Eugenicists’ views on marriage and divorce laws were also directly opposed to feminist views on marriage. Feminists held that women and girls ought to be subject to less social pressure to marry and have children, and instead should have the opportunity to pursue life goals and ambitions outside of or in addition to marriage and childrearing. Feminist advocates such as Victoria Woodhull strongly objected to the sexual moralism that mainstream eugenics imposed on women by requiring “fit” women to direct their life goals towards only marrying and raising children. In addition, Woodhull argued that restrictive divorce laws and stringent social norms on marriage and women’s sexuality were detrimental to human flourishing insofar as abusive marriages and the norms of male sexuality led to the births of “defective” children. Woodhull contended that women’s sexual liberation and freedom from oppressive marriages would promote a “fitter” human race and the well-being of individual women.

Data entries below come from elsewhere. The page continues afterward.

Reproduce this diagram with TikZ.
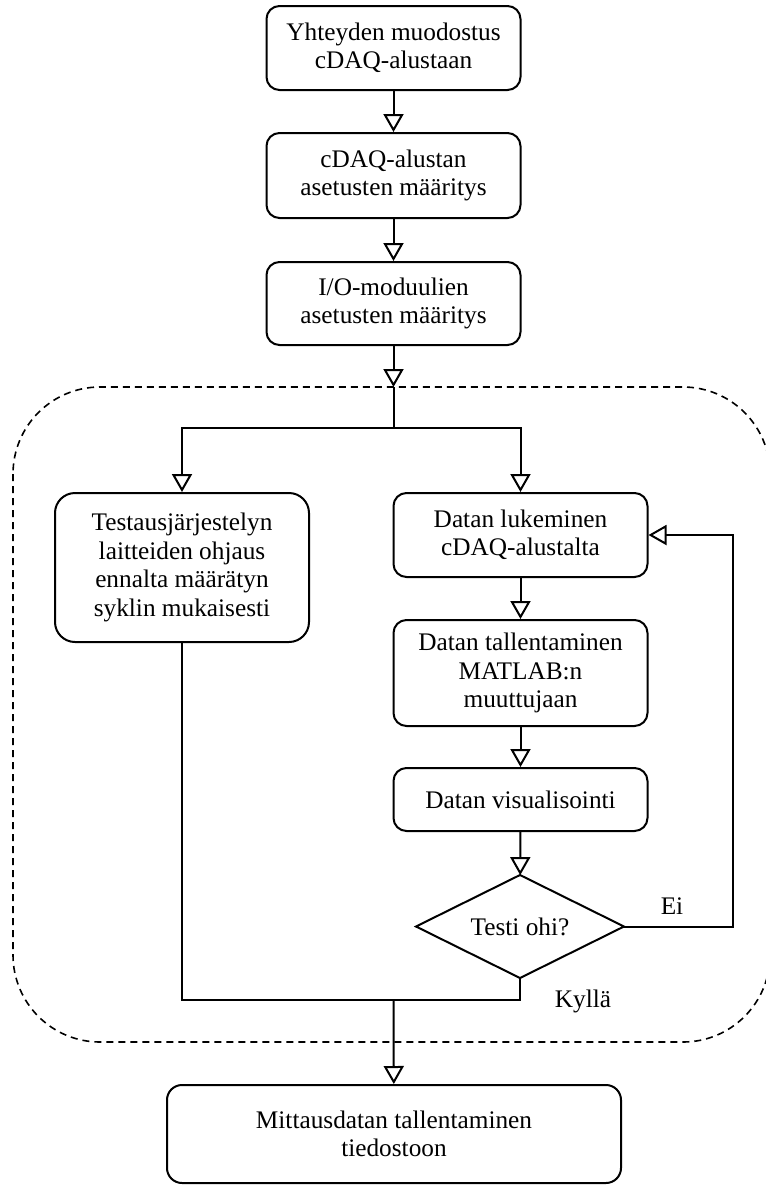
\documentclass[tikz,border=0pt]{standalone}
\usepackage{fontspec}
\setmainfont{Liberation Serif}
\usetikzlibrary{arrows.meta,shapes.geometric}
\newcommand\myfs{\fontsize{25.3}{28.5}\selectfont}
\tikzset{
  box/.style={draw, line width=2pt, rounded corners=13pt, align=center, font=\myfs, inner sep=0pt, minimum width=254pt},
  conn/.style={line width=2pt},
  arr/.style={conn, -{Triangle[open,length=18pt,width=20pt,line width=2pt]}},
  lbl/.style={font=\myfs, inner sep=0pt},
  cont/.style={line width=1.6pt, dash pattern=on 7pt off 5pt, rounded corners=87pt}
}
\begin{document}
\begin{tikzpicture}[x=1pt,y=-1pt]
\useasboundingbox (0,0) rectangle (766,1187);
\draw[cont] (13,387) rectangle (770,1042);

\node[box, minimum height=84pt] (b1) at (393.5,48) {Yhteyden muodostus\\cDAQ-alustaan};
\node[box, minimum height=85pt] (b2) at (393.5,175.5) {cDAQ-alustan\\asetusten määritys};
\node[box, minimum height=83pt] (b3) at (393.5,303.5) {I/O-moduulien\\asetusten määritys};
\node[box, rounded corners=20pt, minimum height=149pt] (lb) at (182,567.5) {Testausjärjestelyn\\laitteiden ohjaus\\ennalta määrätyn\\syklin mukaisesti};
\node[box, minimum height=84pt] (a) at (520.5,535) {Datan lukeminen\\cDAQ-alustalta};
\node[box, minimum height=106pt] (bb) at (520.5,673) {Datan tallentaminen\\MATLAB:n\\muuttujaan};
\node[box, minimum height=63pt] (c) at (520.5,799.5) {Datan visualisointi};
\node[draw, line width=2pt, diamond, aspect=2.04, minimum width=208pt, minimum height=103pt, inner sep=0pt, outer sep=0pt, font=\myfs] (d) at (520,926.5) {Testi ohi?};
\node[box, rounded corners=15pt, minimum width=454pt, minimum height=98pt] (bot) at (394,1134) {Mittausdatan tallentaminen\\tiedostoon};

\node[lbl] (ei) at (672,906) {Ei};
\node[lbl] (ky) at (583,1001) {Kyllä};

\coordinate (split) at (393.5,387);
\coordinate (j) at (393.5,428);
\coordinate (fr) at (733,926.5);
\coordinate (m) at (393.5,1000);
\coordinate (mr) at (520,1000);

\draw[arr] (b1) -- (b2);
\draw[arr] (b2) -- (b3);
\draw[arr] (b3) -- (split);
\draw[conn] (split) -- (j);
\draw[arr] (j) -| (lb);
\draw[arr] (j) -| (a);
\draw[arr] (a) -- (bb);
\draw[arr] (bb) -- (c);
\draw[arr] (c) -- (d);
\draw[arr] (d.east) -- (fr) |- (a.east);
\draw[conn] (lb.south) |- (mr) -- (d.south);
\draw[arr] (m) -- (bot);
\end{tikzpicture}
\end{document}
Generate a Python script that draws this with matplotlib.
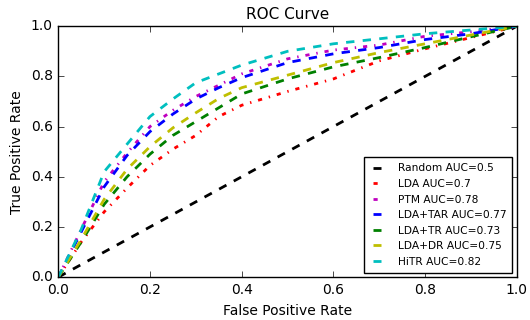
import matplotlib
matplotlib.use("Agg")
import matplotlib.pyplot as plt

# ROC curves
fpr = [0.0, 0.05, 0.1, 0.15, 0.2, 0.25, 0.3, 0.35, 0.4, 0.5, 0.6, 0.7, 0.8, 0.9, 1.0]

tpr_lda = [0.0, 0.14, 0.26, 0.355, 0.445, 0.51, 0.565, 0.64, 0.685, 0.74, 0.79, 0.862, 0.91, 0.955, 1.0]
tpr_ptm = [0.0, 0.19, 0.38, 0.495, 0.60, 0.665, 0.72, 0.765, 0.81, 0.87, 0.905, 0.925, 0.96, 0.978, 1.0]
tpr_lda_tar = [0.0, 0.18, 0.36, 0.485, 0.58, 0.65, 0.71, 0.755, 0.795, 0.855, 0.89, 0.915, 0.947, 0.97, 1.0]
tpr_lda_tr = [0.0, 0.14, 0.29, 0.40, 0.49, 0.565, 0.62, 0.675, 0.73, 0.79, 0.838, 0.875, 0.915, 0.958, 1.0]
tpr_lda_dr = [0.0, 0.15, 0.31, 0.43, 0.52, 0.595, 0.655, 0.712, 0.755, 0.805, 0.855, 0.895, 0.93, 0.965, 1.0]
tpr_hitr = [0.0, 0.19, 0.42, 0.53, 0.64, 0.71, 0.775, 0.81, 0.845, 0.90, 0.93, 0.95, 0.97, 0.985, 1.0]

labels = ['Random AUC=0.5', 'LDA AUC=0.7', 'PTM AUC=0.78', 'LDA+TAR AUC=0.77',
          'LDA+TR AUC=0.73', 'LDA+DR AUC=0.75', 'HiTR AUC=0.82']


if __name__ == '__main__':
    plt.style.use('classic')
    fig = plt.figure(figsize=(5.3, 3.2), dpi=100)
    ax = fig.add_axes([0.110, 0.134, 0.865, 0.784])

    ax.plot([0, 1], [0, 1], 'k--', linewidth=2, label=labels[0])
    ax.plot(fpr, tpr_lda, 'r-.', linewidth=2, label=labels[1])
    ax.plot(fpr, tpr_ptm, 'm-.', linewidth=2, label=labels[2])
    ax.plot(fpr, tpr_lda_tar, 'b--', linewidth=2, label=labels[3])
    ax.plot(fpr, tpr_lda_tr, 'g--', linewidth=2, label=labels[4])
    ax.plot(fpr, tpr_lda_dr, 'y--', linewidth=2, label=labels[5])
    ax.plot(fpr, tpr_hitr, 'c--', linewidth=2, label=labels[6])

    ax.set_xlim(0, 1)
    ax.set_ylim(0, 1)
    ax.tick_params(labelsize=10)
    ax.set_title('ROC Curve', fontsize=11)
    ax.set_xlabel('False Positive Rate', fontsize=10)
    ax.set_ylabel('True Positive Rate', fontsize=10)
    ax.legend(loc='lower right', fontsize=7.7, handlelength=1.3,
              handletextpad=1.3, labelspacing=0.52, borderpad=0.55,
              borderaxespad=0.42)

    plt.savefig('out.png', dpi=100)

Birth Control and Sex Education
In addition to advocating for higher education, better employment opportunities, and the elimination of restrictive marriage norms, eugenic feminists emphasized the importance of birth control and sex education in bringing about the advancement of women and humanity. Women’s access to birth control was a moral imperative and would enable women to pursue aims outside of childrearing and marriage and would also prevent “overbreeding” among the working class and ethnic minorities. Birth control would also prevent the births of children who might be deemed as “defective.” Eugenic feminists such as Margaret Sanger supported access to birth control to better enable “fit” women to pursue more advantageous employment and education opportunities, yet they purposed that birth control would enable fit women to have more children than unfit women. Eugenic feminists also proposed that unfit women have access to birth control to limit their reproduction. Although eugenic feminists aimed to promote a degree of reproductive autonomy for individual women, the reproductive rights of those women and girls who were deemed socially unfit were not championed.